The presentation and a second one on how APIs are changing application development embedded below:
While the wording may seem extreme, both the continual pace of adoption of software in many industries and the adoption of APIs onto these software layers is having transformative effects. When Marc Andreessen argues “Software is eating the World”, the real way to look at this is to say:
The World is becoming “Software Enabled”
Industries from agriculture to automotive and construction are adding software control layers to both production and product. This creates the opportunity to capture more data and provide more intelligent control. APIs in turn enable this software to be addressed across networks and act in radically more intelligent and complex ways.
As Mike Amundsen argued in this talk at APIDays – building networks of nodes may be smarter than building a few silos – software enabling physical objects and giving them interfaces is the ultimate reflection of this.
Further – and here comes the “APIs a eating Software argument” the addition of “Interfaces to everything” means as software engineers we are increasingly building systems which are highly distributed – not only across machines, but across organisations. This is a radical change in the type of application being built. Slide 24 in the presentation tries to highlight this – we’ve moved from monolithic applications running in a single organisation to orchestration of functionality provided by smaller apps operated by different organisations.

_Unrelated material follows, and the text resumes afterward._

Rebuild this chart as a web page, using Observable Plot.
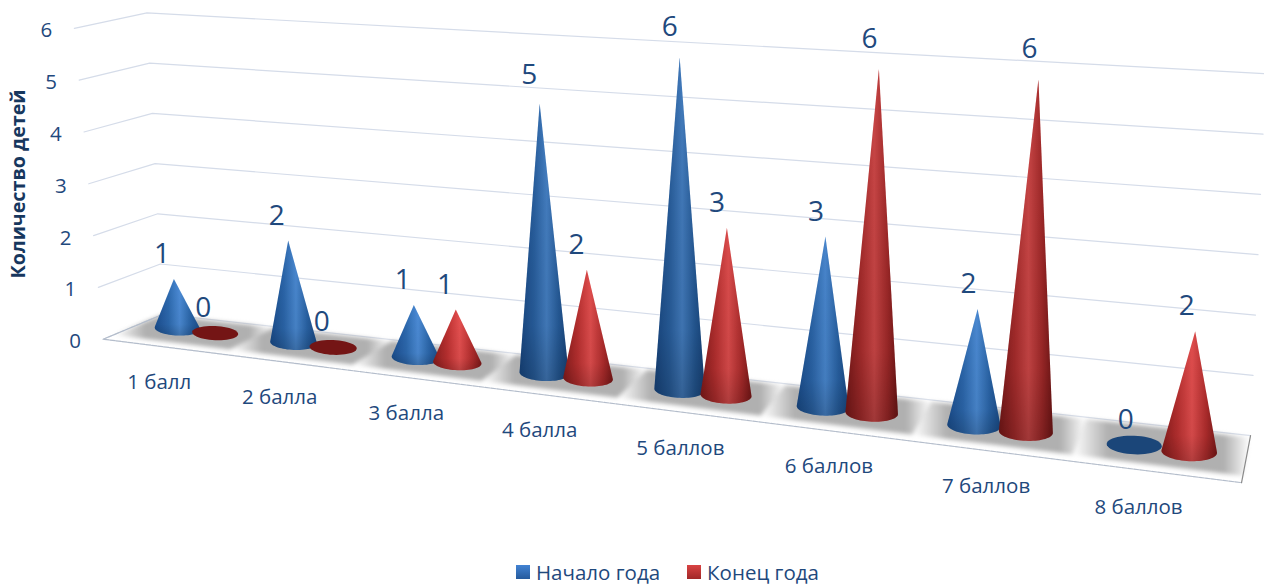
<!DOCTYPE html>
<html>
<head>
<meta charset="utf-8">
<script src="https://cdn.jsdelivr.net/npm/d3@7"></script>
<script src="https://cdn.jsdelivr.net/npm/@observablehq/plot@0.6"></script>
<style>
html,body{margin:0;padding:0;background:#fff;overflow:hidden;font-family:"Open Sans",sans-serif}
#legend{height:32px;display:flex;align-items:center;color:#1f497d;font-size:20.5px;padding-left:516px;box-sizing:border-box;line-height:1;padding-top:8px}
#legend i{display:inline-block;width:14px;height:14px;margin-right:6px}
#legend span{display:inline-flex;align-items:center;margin-right:27px}
</style>
</head>
<body>
<div id="chart"></div>
<div id="legend"></div>
<script>
const categories = ["1 балл","2 балла","3 балла","4 балла","5 баллов","6 баллов","7 баллов","8 баллов"];
const startOfYear = [1,2,1,5,6,3,2,0];
const endOfYear = [0,0,1,2,3,6,6,2];
const levels = [0,1,2,3,4,5,6];
const seriesNames = ["Начало года","Конец года"];
const axisTitle = "Количество детей";

const W = 1264, H = 552;
const ink = "#1f497d";

// Perspective view of the chart's box: p runs along the categories, d across the floor
// (-1 front edge, 0 the row of cones, 1 back wall), level is the value axis.
const along = p => (108.9 * p + 177) / (1 - 0.0245 * p);
const pL = -0.335, pR = 7.665;
const lerp = (a, b, t) => a + (b - a) * t;
const tOf = p => (along(p) - along(pL)) / (along(pR) - along(pL));
function place(p, d, level = 0) {
  const x0 = along(p), t = tOf(p);
  const y0 = 306.44 + 0.1218 * x0;
  const dx = d > 0 ? lerp(23.3, 4.4, t) * d : lerp(36.7, 4.6, t) * d;
  const dy = d > 0 ? lerp(-9.7, -23, t) * d : lerp(-15.3, -24, t) * d;
  const lean = 0.9 * (p - 4) + d * lerp(d > 0 ? 1.2 : 0.9, -0.8, t);
  const unit = 49.6 + 1.45 * p + Math.abs(d) * lerp(d > 0 ? 1.1 : 2.7, -0.4, t);
  return {x: x0 + dx + lean * level, y: y0 + dy - unit * level};
}
const depth = p => 1 / (1 - 0.0245 * p);

// Cones
const seriesOffset = [0, 0.33];
const seriesValues = [startOfYear, endOfYear];
const cones = [];
categories.forEach((c, i) => seriesValues.forEach((vals, s) => {
  cones.push({category: c, series: s, p: i + seriesOffset[s], value: vals[i]});
}));
function conePoints(c) {
  const base = place(c.p, 0, 0), apex = place(c.p, 0, c.value);
  const a = 22.8 * depth(c.p), b = 7 * Math.pow(depth(c.p), 1.5);
  const pts = [];
  const ell = th => ({x: base.x + a * Math.cos(th), y: base.y + b * Math.sin(th) + 0.04 * a * Math.cos(th)});
  if (c.value === 0) {
    d3.range(48).forEach(k => pts.push(ell(k / 48 * 2 * Math.PI)));
    return pts;
  }
  const lift = Math.asin(Math.min(0.9, b / (base.y - apex.y)));
  pts.push(apex);
  d3.range(37).forEach(k => pts.push(ell(-lift + (Math.PI + 2 * lift) * k / 36)));
  return pts;
}
const coneFill = ["url(#coneBlue)", "url(#coneRed)"];
const discFill = ["#1b4679", "#741515"];
const coneMarks = cones.flatMap(c => {
  const pts = conePoints(c);
  const opts = {x: "x", y: "y", stroke: "none", curve: "linear-closed"};
  if (c.value === 0) return [Plot.line(pts, {...opts, fill: discFill[c.series]})];
  return [
    Plot.line(pts, {...opts, fill: coneFill[c.series]}),
    Plot.line(pts, {...opts, fill: "url(#coneShade)"}),
    Plot.line(pts, {...opts, fill: "#000", fillOpacity: c.value * 0.025})
  ];
});

// Walls
const gridLines = levels.flatMap(l => [place(pL, -1, l), place(pL, 1, l), place(pR, 1, l)].map(q => ({...q, level: l})));
const bands = categories.flatMap((c, i) => {
  const a = i + 0.165 - 0.5, b = i + 0.165 + 0.5;
  return [[a, -0.72], [b, -0.72], [b, 0.92], [a, 0.92]].map(([p, d]) => ({...place(p, d), c}));
});
const floorEdge = [[pL, 1], [pL, -1], [pR, -1]].map(([p, d]) => place(p, d));
const floorRight = [[pR, 1], [pR, -1]].map(([p, d]) => place(p, d));

// Texts
const valueLabels = cones.map(c => {
  const q = place(c.p, 0, c.value);
  return {x: q.x - 12 + 0.5 * c.p, y: q.y - 25 - Math.max(0, c.value - 3) * 1.7, text: String(c.value)};
});
const catLabels = categories.map((c, i) => ({...place(i + 0.165, -1), text: c, shift: i === categories.length - 1 ? -16 : -2}));
const levelLabels = levels.map(l => ({...place(pL, -1, l), text: String(l)}));

const plot = Plot.plot({
  width: W, height: H,
  margin: 0,
  x: {type: "linear", domain: [0, W], range: [0, W], axis: null},
  y: {type: "linear", domain: [0, H], range: [0, H], axis: null},
  style: {fontFamily: '"Open Sans", sans-serif', background: "#fff"},
  marks: [
    Plot.line(gridLines, {x: "x", y: "y", z: "level", stroke: "#d5dce9", strokeWidth: 1.2}),
    Plot.line(bands, {x: "x", y: "y", z: "c", fill: "url(#band)", stroke: "none", curve: "linear-closed"}),
    Plot.line(floorEdge, {x: "x", y: "y", stroke: "#b4bdcb", strokeWidth: 1.2, strokeDasharray: "5 1"}),
    Plot.line(floorRight, {x: "x", y: "y", stroke: "#8a8a8a", strokeWidth: 1.2}),
    ...coneMarks,
    Plot.text(valueLabels, {x: "x", y: "y", text: "text", fontSize: 28, fill: ink}),
    Plot.text(catLabels, {x: d => d.x + d.shift, y: "y", text: "text", dy: 36, fontSize: 20.5, fill: ink}),
    Plot.text(levelLabels, {x: "x", y: "y", text: "text", dx: -28, dy: 2.5, fontSize: 20.5, fill: ink}),
    Plot.text([axisTitle], {frameAnchor: "left", textAnchor: "middle", dx: 18, dy: -92.5, rotate: -90, fontSize: 19.7, fontWeight: "bold", fill: "#17375e"})
  ]
});

d3.select(plot).insert("defs", ":first-child").html(`
  <linearGradient id="coneBlue" x1="0" x2="1" y1="0" y2="0">
    <stop offset="0" stop-color="#1c5296"/><stop offset="0.3" stop-color="#2f6db5"/>
    <stop offset="0.55" stop-color="#4e90dc"/><stop offset="0.8" stop-color="#2b68ae"/>
    <stop offset="1" stop-color="#1b4f8f"/>
  </linearGradient>
  <linearGradient id="coneRed" x1="0" x2="1" y1="0" y2="0">
    <stop offset="0" stop-color="#8f1d1d"/><stop offset="0.3" stop-color="#c43434"/>
    <stop offset="0.55" stop-color="#ec5252"/><stop offset="0.8" stop-color="#bb3030"/>
    <stop offset="1" stop-color="#841a1a"/>
  </linearGradient>
  <linearGradient id="coneShade" x1="0" x2="0" y1="0" y2="1">
    <stop offset="0" stop-color="#000" stop-opacity="0"/>
    <stop offset="0.8" stop-color="#000" stop-opacity="0.06"/>
    <stop offset="1" stop-color="#000" stop-opacity="0.2"/>
  </linearGradient>
  <linearGradient id="band" x1="0" x2="1" y1="0" y2="0">
    <stop offset="0" stop-color="#fff"/><stop offset="0.2" stop-color="#b0b0b0"/>
    <stop offset="0.85" stop-color="#b0b0b0"/><stop offset="1" stop-color="#fff"/>
  </linearGradient>`);
plot.querySelectorAll('[fill="url(#band)"]').forEach(n => n.style.filter = "blur(2px)");
document.getElementById("chart").append(plot);
plot.style.display = "block";

const swatches = ["linear-gradient(#4283d3,#255a9c)", "linear-gradient(#d94343,#a12828)"];
document.getElementById("legend").innerHTML = seriesNames.map((n, i) =>
  `<span><i style="background:${swatches[i]}"></i>${n}</span>`).join("");
</script>
</body>
</html>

APIs are enabling loosely coupled distributed applications to take the place of monolithic code bases that include everything
Making this orchestration easy and robust is still very much a work in progress – a theme also picked up by Runscope’s John Sheehan at the event. Although there are many challenges in dealing with this new world, the right building blocks are now emerging and APIs are creating a rich canvas for application developers to work with and create amazing new systems.